→ **PROMPT**
Retype the material below. Keep every word exactly as it is.
--- begin SOURCE MATERIAL ---
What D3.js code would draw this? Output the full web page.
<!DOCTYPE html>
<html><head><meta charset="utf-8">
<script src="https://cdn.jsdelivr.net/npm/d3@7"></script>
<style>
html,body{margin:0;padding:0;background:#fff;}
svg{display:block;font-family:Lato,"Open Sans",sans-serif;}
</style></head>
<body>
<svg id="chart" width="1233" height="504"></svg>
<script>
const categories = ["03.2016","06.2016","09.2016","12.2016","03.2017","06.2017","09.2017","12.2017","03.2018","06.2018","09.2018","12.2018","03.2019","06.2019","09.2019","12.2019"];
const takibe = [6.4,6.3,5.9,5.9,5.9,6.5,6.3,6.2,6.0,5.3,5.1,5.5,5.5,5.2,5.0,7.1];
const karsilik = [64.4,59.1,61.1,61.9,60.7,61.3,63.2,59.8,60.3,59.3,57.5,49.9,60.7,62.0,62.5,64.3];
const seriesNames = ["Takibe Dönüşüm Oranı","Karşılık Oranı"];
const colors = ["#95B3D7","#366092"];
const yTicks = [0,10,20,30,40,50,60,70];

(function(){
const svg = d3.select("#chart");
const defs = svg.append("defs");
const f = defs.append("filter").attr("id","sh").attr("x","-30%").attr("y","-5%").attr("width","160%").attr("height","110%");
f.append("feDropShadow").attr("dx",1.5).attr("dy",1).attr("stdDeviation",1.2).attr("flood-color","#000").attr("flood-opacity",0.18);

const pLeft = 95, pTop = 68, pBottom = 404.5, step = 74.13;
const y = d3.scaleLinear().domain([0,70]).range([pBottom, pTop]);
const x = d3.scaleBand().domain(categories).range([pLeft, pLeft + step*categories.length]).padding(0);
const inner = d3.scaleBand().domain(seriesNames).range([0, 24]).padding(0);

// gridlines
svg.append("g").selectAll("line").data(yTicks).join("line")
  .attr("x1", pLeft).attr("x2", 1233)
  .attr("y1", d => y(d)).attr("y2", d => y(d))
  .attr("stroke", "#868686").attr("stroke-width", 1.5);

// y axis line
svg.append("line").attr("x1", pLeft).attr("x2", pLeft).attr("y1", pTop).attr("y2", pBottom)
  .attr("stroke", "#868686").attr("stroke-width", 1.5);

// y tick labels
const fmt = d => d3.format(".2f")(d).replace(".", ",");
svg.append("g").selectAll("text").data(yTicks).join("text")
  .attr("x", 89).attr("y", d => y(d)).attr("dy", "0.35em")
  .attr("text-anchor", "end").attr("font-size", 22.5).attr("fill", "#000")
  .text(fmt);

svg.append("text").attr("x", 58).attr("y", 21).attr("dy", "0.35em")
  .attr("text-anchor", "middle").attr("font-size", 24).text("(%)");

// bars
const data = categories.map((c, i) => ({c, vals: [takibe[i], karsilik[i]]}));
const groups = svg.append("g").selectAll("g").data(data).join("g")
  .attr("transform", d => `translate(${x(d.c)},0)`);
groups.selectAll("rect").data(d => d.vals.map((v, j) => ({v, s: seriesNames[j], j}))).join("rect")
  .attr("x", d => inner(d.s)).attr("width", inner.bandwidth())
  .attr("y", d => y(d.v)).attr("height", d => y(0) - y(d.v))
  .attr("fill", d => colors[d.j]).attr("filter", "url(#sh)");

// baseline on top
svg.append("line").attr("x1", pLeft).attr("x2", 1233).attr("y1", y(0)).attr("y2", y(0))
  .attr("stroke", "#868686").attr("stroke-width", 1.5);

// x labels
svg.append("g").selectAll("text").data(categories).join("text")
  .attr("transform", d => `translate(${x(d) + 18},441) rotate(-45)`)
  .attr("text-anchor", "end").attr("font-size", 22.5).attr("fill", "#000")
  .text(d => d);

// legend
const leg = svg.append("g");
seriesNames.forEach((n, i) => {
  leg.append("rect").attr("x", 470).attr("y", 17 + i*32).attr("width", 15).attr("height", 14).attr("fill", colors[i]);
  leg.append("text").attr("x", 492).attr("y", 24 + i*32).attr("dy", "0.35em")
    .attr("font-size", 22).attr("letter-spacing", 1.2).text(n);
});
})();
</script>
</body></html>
--- end SOURCE MATERIAL ---
→ **RESULT**
What D3.js code would draw this? Output the full web page.
<!DOCTYPE html>
<html><head><meta charset="utf-8">
<script src="https://cdn.jsdelivr.net/npm/d3@7"></script>
<style>
html,body{margin:0;padding:0;background:#fff;}
svg{display:block;font-family:Lato,"Open Sans",sans-serif;}
</style></head>
<body>
<svg id="chart" width="1233" height="504"></svg>
<script>
const categories = ["03.2016","06.2016","09.2016","12.2016","03.2017","06.2017","09.2017","12.2017","03.2018","06.2018","09.2018","12.2018","03.2019","06.2019","09.2019","12.2019"];
const takibe = [6.4,6.3,5.9,5.9,5.9,6.5,6.3,6.2,6.0,5.3,5.1,5.5,5.5,5.2,5.0,7.1];
const karsilik = [64.4,59.1,61.1,61.9,60.7,61.3,63.2,59.8,60.3,59.3,57.5,49.9,60.7,62.0,62.5,64.3];
const seriesNames = ["Takibe Dönüşüm Oranı","Karşılık Oranı"];
const colors = ["#95B3D7","#366092"];
const yTicks = [0,10,20,30,40,50,60,70];

(function(){
const svg = d3.select("#chart");
const defs = svg.append("defs");
const f = defs.append("filter").attr("id","sh").attr("x","-30%").attr("y","-5%").attr("width","160%").attr("height","110%");
f.append("feDropShadow").attr("dx",1.5).attr("dy",1).attr("stdDeviation",1.2).attr("flood-color","#000").attr("flood-opacity",0.18);

const pLeft = 95, pTop = 68, pBottom = 404.5, step = 74.13;
const y = d3.scaleLinear().domain([0,70]).range([pBottom, pTop]);
const x = d3.scaleBand().domain(categories).range([pLeft, pLeft + step*categories.length]).padding(0);
const inner = d3.scaleBand().domain(seriesNames).range([0, 24]).padding(0);

// gridlines
svg.append("g").selectAll("line").data(yTicks).join("line")
  .attr("x1", pLeft).attr("x2", 1233)
  .attr("y1", d => y(d)).attr("y2", d => y(d))
  .attr("stroke", "#868686").attr("stroke-width", 1.5);

// y axis line
svg.append("line").attr("x1", pLeft).attr("x2", pLeft).attr("y1", pTop).attr("y2", pBottom)
  .attr("stroke", "#868686").attr("stroke-width", 1.5);

// y tick labels
const fmt = d => d3.format(".2f")(d).replace(".", ",");
svg.append("g").selectAll("text").data(yTicks).join("text")
  .attr("x", 89).attr("y", d => y(d)).attr("dy", "0.35em")
  .attr("text-anchor", "end").attr("font-size", 22.5).attr("fill", "#000")
  .text(fmt);

svg.append("text").attr("x", 58).attr("y", 21).attr("dy", "0.35em")
  .attr("text-anchor", "middle").attr("font-size", 24).text("(%)");

// bars
const data = categories.map((c, i) => ({c, vals: [takibe[i], karsilik[i]]}));
const groups = svg.append("g").selectAll("g").data(data).join("g")
  .attr("transform", d => `translate(${x(d.c)},0)`);
groups.selectAll("rect").data(d => d.vals.map((v, j) => ({v, s: seriesNames[j], j}))).join("rect")
  .attr("x", d => inner(d.s)).attr("width", inner.bandwidth())
  .attr("y", d => y(d.v)).attr("height", d => y(0) - y(d.v))
  .attr("fill", d => colors[d.j]).attr("filter", "url(#sh)");

// baseline on top
svg.append("line").attr("x1", pLeft).attr("x2", 1233).attr("y1", y(0)).attr("y2", y(0))
  .attr("stroke", "#868686").attr("stroke-width", 1.5);

// x labels
svg.append("g").selectAll("text").data(categories).join("text")
  .attr("transform", d => `translate(${x(d) + 18},441) rotate(-45)`)
  .attr("text-anchor", "end").attr("font-size", 22.5).attr("fill", "#000")
  .text(d => d);

// legend
const leg = svg.append("g");
seriesNames.forEach((n, i) => {
  leg.append("rect").attr("x", 470).attr("y", 17 + i*32).attr("width", 15).attr("height", 14).attr("fill", colors[i]);
  leg.append("text").attr("x", 492).attr("y", 24 + i*32).attr("dy", "0.35em")
    .attr("font-size", 22).attr("letter-spacing", 1.2).text(n);
});
})();
</script>
</body></html>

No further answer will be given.